§ THE EXERCISE
Retype the whole listing, please, keeping every line exact and dropping the pictures.

§ DATASET EXCERPT

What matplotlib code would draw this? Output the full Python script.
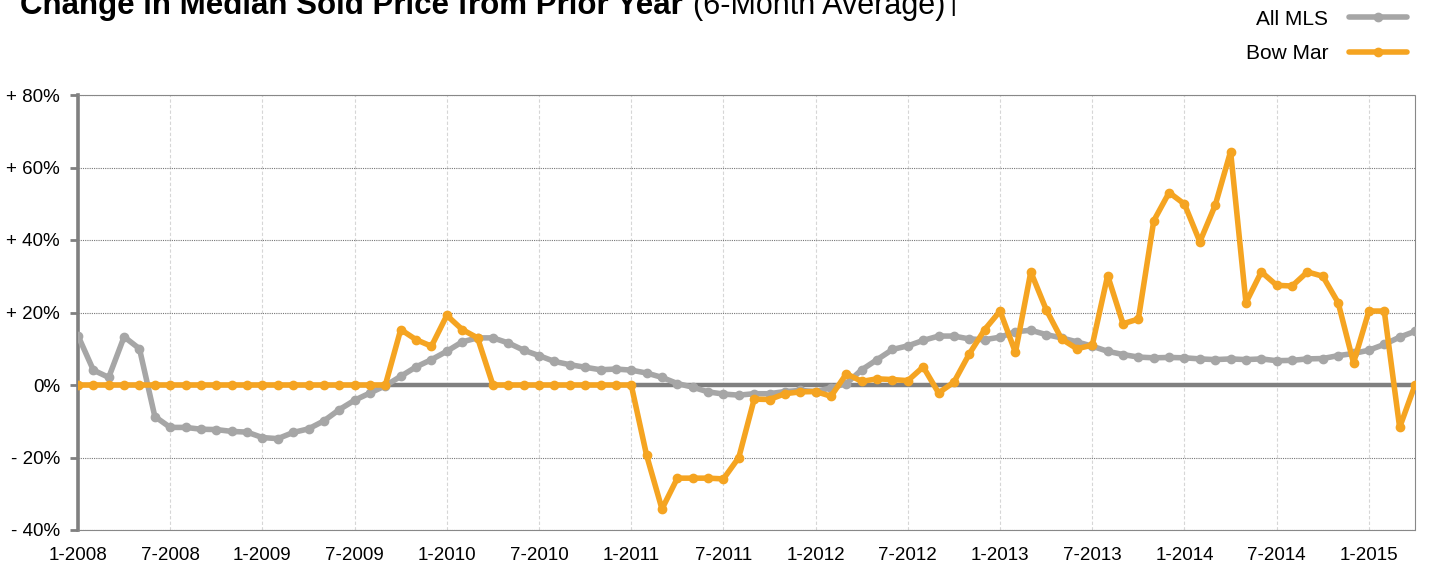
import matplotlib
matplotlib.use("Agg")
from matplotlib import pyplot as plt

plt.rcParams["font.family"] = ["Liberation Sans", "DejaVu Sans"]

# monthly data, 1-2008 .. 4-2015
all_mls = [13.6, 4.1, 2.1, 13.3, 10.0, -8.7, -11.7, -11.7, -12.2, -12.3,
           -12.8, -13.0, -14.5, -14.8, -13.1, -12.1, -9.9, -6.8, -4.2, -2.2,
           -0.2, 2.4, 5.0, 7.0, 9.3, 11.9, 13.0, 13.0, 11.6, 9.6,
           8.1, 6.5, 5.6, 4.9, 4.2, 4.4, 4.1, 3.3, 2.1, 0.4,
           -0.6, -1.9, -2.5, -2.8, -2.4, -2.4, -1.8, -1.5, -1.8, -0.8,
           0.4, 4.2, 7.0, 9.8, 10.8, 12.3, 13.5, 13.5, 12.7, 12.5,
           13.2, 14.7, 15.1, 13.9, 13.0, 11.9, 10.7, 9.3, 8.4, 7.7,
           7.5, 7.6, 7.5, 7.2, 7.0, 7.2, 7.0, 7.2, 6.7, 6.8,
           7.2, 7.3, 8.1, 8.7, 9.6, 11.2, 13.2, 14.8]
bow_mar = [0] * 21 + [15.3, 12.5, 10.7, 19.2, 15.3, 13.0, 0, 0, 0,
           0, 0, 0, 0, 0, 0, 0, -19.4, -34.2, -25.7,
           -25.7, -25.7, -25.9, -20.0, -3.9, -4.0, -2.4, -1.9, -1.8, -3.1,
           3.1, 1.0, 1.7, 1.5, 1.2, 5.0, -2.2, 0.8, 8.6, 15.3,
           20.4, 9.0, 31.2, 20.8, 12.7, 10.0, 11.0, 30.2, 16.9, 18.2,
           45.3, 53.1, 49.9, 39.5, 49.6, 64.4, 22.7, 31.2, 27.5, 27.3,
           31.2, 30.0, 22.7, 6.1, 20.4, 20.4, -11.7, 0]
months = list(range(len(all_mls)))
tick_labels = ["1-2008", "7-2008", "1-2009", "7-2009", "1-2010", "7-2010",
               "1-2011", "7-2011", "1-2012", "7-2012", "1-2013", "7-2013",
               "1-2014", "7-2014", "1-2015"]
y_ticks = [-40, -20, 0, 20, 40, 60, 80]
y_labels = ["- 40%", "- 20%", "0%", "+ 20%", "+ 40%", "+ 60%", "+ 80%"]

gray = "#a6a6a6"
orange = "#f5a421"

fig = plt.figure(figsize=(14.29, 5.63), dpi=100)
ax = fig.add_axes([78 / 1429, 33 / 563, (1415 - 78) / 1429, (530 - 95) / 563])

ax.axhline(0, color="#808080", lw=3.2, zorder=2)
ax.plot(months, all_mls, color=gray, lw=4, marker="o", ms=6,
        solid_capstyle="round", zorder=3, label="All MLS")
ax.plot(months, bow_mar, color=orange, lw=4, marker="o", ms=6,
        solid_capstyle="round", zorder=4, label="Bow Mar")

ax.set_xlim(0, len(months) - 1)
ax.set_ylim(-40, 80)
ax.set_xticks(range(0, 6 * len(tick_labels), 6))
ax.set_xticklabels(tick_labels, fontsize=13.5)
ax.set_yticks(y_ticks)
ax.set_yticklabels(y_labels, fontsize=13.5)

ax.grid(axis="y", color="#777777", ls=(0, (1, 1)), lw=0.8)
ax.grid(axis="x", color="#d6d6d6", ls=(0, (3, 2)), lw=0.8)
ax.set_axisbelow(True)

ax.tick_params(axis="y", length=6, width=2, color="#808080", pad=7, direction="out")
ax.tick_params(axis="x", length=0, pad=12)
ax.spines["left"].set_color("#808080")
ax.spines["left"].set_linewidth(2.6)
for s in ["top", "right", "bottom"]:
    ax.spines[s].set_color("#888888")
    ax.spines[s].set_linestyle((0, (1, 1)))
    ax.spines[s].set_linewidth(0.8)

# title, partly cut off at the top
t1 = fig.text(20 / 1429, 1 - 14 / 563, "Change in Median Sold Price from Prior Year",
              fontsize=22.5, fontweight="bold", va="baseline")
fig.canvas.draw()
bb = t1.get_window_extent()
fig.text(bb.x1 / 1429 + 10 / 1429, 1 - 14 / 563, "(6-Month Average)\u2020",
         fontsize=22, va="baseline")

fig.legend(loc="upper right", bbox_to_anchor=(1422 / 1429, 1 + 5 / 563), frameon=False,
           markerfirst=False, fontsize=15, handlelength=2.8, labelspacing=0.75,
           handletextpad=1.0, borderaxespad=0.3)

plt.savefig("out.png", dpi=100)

§ TASK RESULT
What matplotlib code would draw this? Output the full Python script.
import matplotlib
matplotlib.use("Agg")
from matplotlib import pyplot as plt

plt.rcParams["font.family"] = ["Liberation Sans", "DejaVu Sans"]

# monthly data, 1-2008 .. 4-2015
all_mls = [13.6, 4.1, 2.1, 13.3, 10.0, -8.7, -11.7, -11.7, -12.2, -12.3,
           -12.8, -13.0, -14.5, -14.8, -13.1, -12.1, -9.9, -6.8, -4.2, -2.2,
           -0.2, 2.4, 5.0, 7.0, 9.3, 11.9, 13.0, 13.0, 11.6, 9.6,
           8.1, 6.5, 5.6, 4.9, 4.2, 4.4, 4.1, 3.3, 2.1, 0.4,
           -0.6, -1.9, -2.5, -2.8, -2.4, -2.4, -1.8, -1.5, -1.8, -0.8,
           0.4, 4.2, 7.0, 9.8, 10.8, 12.3, 13.5, 13.5, 12.7, 12.5,
           13.2, 14.7, 15.1, 13.9, 13.0, 11.9, 10.7, 9.3, 8.4, 7.7,
           7.5, 7.6, 7.5, 7.2, 7.0, 7.2, 7.0, 7.2, 6.7, 6.8,
           7.2, 7.3, 8.1, 8.7, 9.6, 11.2, 13.2, 14.8]
bow_mar = [0] * 21 + [15.3, 12.5, 10.7, 19.2, 15.3, 13.0, 0, 0, 0,
           0, 0, 0, 0, 0, 0, 0, -19.4, -34.2, -25.7,
           -25.7, -25.7, -25.9, -20.0, -3.9, -4.0, -2.4, -1.9, -1.8, -3.1,
           3.1, 1.0, 1.7, 1.5, 1.2, 5.0, -2.2, 0.8, 8.6, 15.3,
           20.4, 9.0, 31.2, 20.8, 12.7, 10.0, 11.0, 30.2, 16.9, 18.2,
           45.3, 53.1, 49.9, 39.5, 49.6, 64.4, 22.7, 31.2, 27.5, 27.3,
           31.2, 30.0, 22.7, 6.1, 20.4, 20.4, -11.7, 0]
months = list(range(len(all_mls)))
tick_labels = ["1-2008", "7-2008", "1-2009", "7-2009", "1-2010", "7-2010",
               "1-2011", "7-2011", "1-2012", "7-2012", "1-2013", "7-2013",
               "1-2014", "7-2014", "1-2015"]
y_ticks = [-40, -20, 0, 20, 40, 60, 80]
y_labels = ["- 40%", "- 20%", "0%", "+ 20%", "+ 40%", "+ 60%", "+ 80%"]

gray = "#a6a6a6"
orange = "#f5a421"

fig = plt.figure(figsize=(14.29, 5.63), dpi=100)
ax = fig.add_axes([78 / 1429, 33 / 563, (1415 - 78) / 1429, (530 - 95) / 563])

ax.axhline(0, color="#808080", lw=3.2, zorder=2)
ax.plot(months, all_mls, color=gray, lw=4, marker="o", ms=6,
        solid_capstyle="round", zorder=3, label="All MLS")
ax.plot(months, bow_mar, color=orange, lw=4, marker="o", ms=6,
        solid_capstyle="round", zorder=4, label="Bow Mar")

ax.set_xlim(0, len(months) - 1)
ax.set_ylim(-40, 80)
ax.set_xticks(range(0, 6 * len(tick_labels), 6))
ax.set_xticklabels(tick_labels, fontsize=13.5)
ax.set_yticks(y_ticks)
ax.set_yticklabels(y_labels, fontsize=13.5)

ax.grid(axis="y", color="#777777", ls=(0, (1, 1)), lw=0.8)
ax.grid(axis="x", color="#d6d6d6", ls=(0, (3, 2)), lw=0.8)
ax.set_axisbelow(True)

ax.tick_params(axis="y", length=6, width=2, color="#808080", pad=7, direction="out")
ax.tick_params(axis="x", length=0, pad=12)
ax.spines["left"].set_color("#808080")
ax.spines["left"].set_linewidth(2.6)
for s in ["top", "right", "bottom"]:
    ax.spines[s].set_color("#888888")
    ax.spines[s].set_linestyle((0, (1, 1)))
    ax.spines[s].set_linewidth(0.8)

# title, partly cut off at the top
t1 = fig.text(20 / 1429, 1 - 14 / 563, "Change in Median Sold Price from Prior Year",
              fontsize=22.5, fontweight="bold", va="baseline")
fig.canvas.draw()
bb = t1.get_window_extent()
fig.text(bb.x1 / 1429 + 10 / 1429, 1 - 14 / 563, "(6-Month Average)\u2020",
         fontsize=22, va="baseline")

fig.legend(loc="upper right", bbox_to_anchor=(1422 / 1429, 1 + 5 / 563), frameon=False,
           markerfirst=False, fontsize=15, handlelength=2.8, labelspacing=0.75,
           handletextpad=1.0, borderaxespad=0.3)

plt.savefig("out.png", dpi=100)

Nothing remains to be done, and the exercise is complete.